Si la France est un pays qui a compté pour le meilleur et pour le pire, en matière de pandémie de sida, son gouvernement actuel nous ramène à de sombres perspectives. C’est en effet un cocktail d’esprit de revanche sociale, de libéralisme et un vieux fond réactionnaire raciste, homophobe, stigmatisant toute population hors normes qui semble animer les Sarkozy, Mattei et consorts. Non contents d’avoir été aux commandes au moment d’une des plus grandes catastrophes sanitaires que la France ait connue, la canicule, ils n’ont de cesse de remettre en cause les acquis parfois ténus qui protégeaient différentes populations. Pour preuve la stigmatisation en règle des prostituées, dont il est logique de penser que la précarité d’existence va s’aggraver et que les conditions de vie, et la santé, vont se dégrader.
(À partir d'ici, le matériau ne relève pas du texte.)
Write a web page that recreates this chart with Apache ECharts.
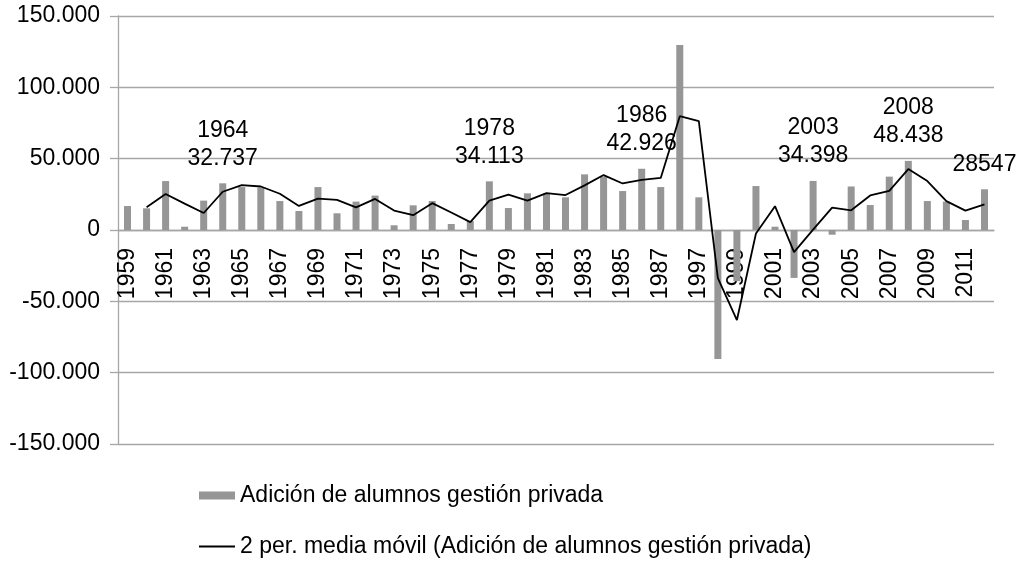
<!DOCTYPE html>
<html>
<head>
<meta charset="utf-8">
<script src="https://cdn.jsdelivr.net/npm/echarts@6/dist/echarts.min.js"></script>
<style>
  html, body { margin: 0; padding: 0; background: #fff; }
  #chart { width: 1026px; height: 562px; }
</style>
</head>
<body>
<div id="chart"></div>
<script>
// ——— datos ———
const anios = [
  '1959','1960','1961','1962','1963','1964','1965','1966','1967','1968',
  '1969','1970','1971','1972','1973','1974','1975','1976','1977','1978',
  '1979','1980','1981','1982','1983','1984','1985','1986','1987','1988',
  '1997','1998','1999','2000','2001','2002','2003','2004','2005','2006',
  '2007','2008','2009','2010','2011','2012'
];
const adicion = [
  16800, 15200, 34300, 2300, 20600, 32737, 30100, 29700, 20300, 13300,
  30100, 11700, 19900, 24100, 3300, 17300, 20300, 4200, 6300, 34113,
  15400, 25700, 25500, 22900, 39000, 37400, 27300, 42926, 30100, 129700,
  22900, -90400, -35900, 30800, 2300, -33600, 34398, -3300, 30500, 17500,
  37400, 48438, 20300, 19900, 7000, 28547
];
const mediaMovil = [
  null, 16000, 25200, 18500, 11900, 26800, 31400, 30500, 25400, 16900,
  22000, 21100, 15900, 21800, 13600, 10400, 18800, 12300, 5500, 20600,
  24800, 20600, 25800, 24500, 31300, 38500, 32600, 35200, 36500, 79800,
  76300, -33700, -63100, -2500, 16700, -15500, 300, 15700, 13800, 24200,
  27400, 42700, 34300, 20200, 13600, 18000
];
const etiquetasAnioValor = ['1964', '1978', '1986', '2003', '2008'];
const etiquetasSoloValor = ['2012'];
const ticksY = [-150000, 50000, 150000]; // min, intervalo, max

const nombreBarras = 'Adición de alumnos gestión privada';
const nombreLinea  = '2 per. media móvil (Adición de alumnos gestión privada)';

// formato con punto de miles
const miles = n => (n < 0 ? '-' : '') + String(Math.abs(n)).replace(/\B(?=(\d{3})+(?!\d))/g, '.');

const fuente = "'Liberation Sans', Arial, sans-serif";
const gris = '#a6a6a6';

// el eje X cruza en 0: la rejilla mide 428 px y el 0 queda a la mitad
const altoGrid = 428;
const desplazX = -altoGrid / 2;

const datosBarras = adicion.map((v, i) => {
  const anio = anios[i];
  if (etiquetasAnioValor.includes(anio)) {
    return { value: v, label: { show: true, formatter: anio + '\n' + miles(v) } };
  }
  if (etiquetasSoloValor.includes(anio)) {
    return { value: v, label: { show: true, formatter: String(v) } };
  }
  return v;
});

const chart = echarts.init(document.getElementById('chart'));
chart.setOption({
  animation: false,
  textStyle: { fontFamily: fuente },
  grid: { left: 118, right: 32, top: 16, height: altoGrid },
  legend: [
    {
      data: [{ name: nombreBarras, icon: 'rect' }],
      left: 199, top: 484, padding: 0,
      itemWidth: 36, itemHeight: 8,
      textStyle: { fontSize: 23, color: '#000', fontFamily: fuente }
    },
    {
      data: [{ name: nombreLinea, icon: 'rect' }],
      left: 199, top: 535, padding: 0,
      itemWidth: 36, itemHeight: 2,
      textStyle: { fontSize: 23, color: '#000', fontFamily: fuente }
    }
  ],
  xAxis: {
    type: 'category',
    data: anios,
    offset: desplazX,
    axisLine: { onZero: false, lineStyle: { color: gris, width: 1.3 } },
    axisTick: { interval: 0, length: 8, lineStyle: { color: gris, width: 1.3 } },
    axisLabel: {
      interval: 1, rotate: 90, margin: 18,
      fontSize: 23, color: '#000', fontFamily: fuente
    },
    splitLine: { show: false }
  },
  yAxis: {
    type: 'value',
    min: ticksY[0], max: ticksY[2], interval: ticksY[1],
    axisLine: { show: true, lineStyle: { color: gris, width: 1.3 } },
    axisTick: { show: true, length: 8, lineStyle: { color: gris, width: 1.3 } },
    axisLabel: {
      margin: 18, fontSize: 23, color: '#000', fontFamily: fuente,
      formatter: v => miles(v)
    },
    splitLine: { lineStyle: { color: gris, width: 1.3 } }
  },
  series: [
    {
      name: nombreBarras,
      type: 'bar',
      data: datosBarras,
      barWidth: 7,
      itemStyle: { color: '#969696' },
      label: {
        position: 'top', distance: 11,
        fontSize: 23, lineHeight: 28, color: '#000', fontFamily: fuente
      }
    },
    {
      name: nombreLinea,
      type: 'line',
      data: mediaMovil,
      symbol: 'none',
      color: '#000',
      lineStyle: { color: '#000', width: 1.8 },
      z: 3
    }
  ]
});
</script>
</body>
</html>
Pour preuve aussi l’acharnement que la droite met à remettre en cause l’aide médicale d’Etat, dispositif de type "couverture maladie universelle pour étrangers", considérant qu’elle coûte trop cher, et qu’elle "serait un appel d’air" pour l’immigration (voir encadré).

Pour preuve aussi les menaces de durcissement de l’application du droit des étrangers et des articles introduits par Chevènement rendant inexpulsables les étrangers malades. Pour l’heure, les tracasseries administratives se multiplient, le renouvellement des cartes de séjour est remis en cause. Pour preuve, enfin, la volonté affichée à plusieurs reprises de réformer la loi répressive de 1970 sur les stupéfiants. Cette loi devrait évoluer vers de nouvelles contraventions (la confiscation du scooter selon Sarkozy) et, si l’on écoute le Sénat, vers la création de centres d’emprisonnement pour traitement forcé de la toxicomanie.

Cette liste des offensives réactionnaires n’est pas exhaustive, loin s’en faut. Le terrain sociétal est un lieu d’expression privilégié pour une droite qui n’a guère de bilan par ailleurs. C’est dire s’il y a un enjeu à la mettre en échec. Les débats du Forum social européen l’ont montré, une prise de conscience de l’urgence de la lutte pour le droit à la santé et à une protection sociale de qualité, contre la marchandisation, commence à apparaître.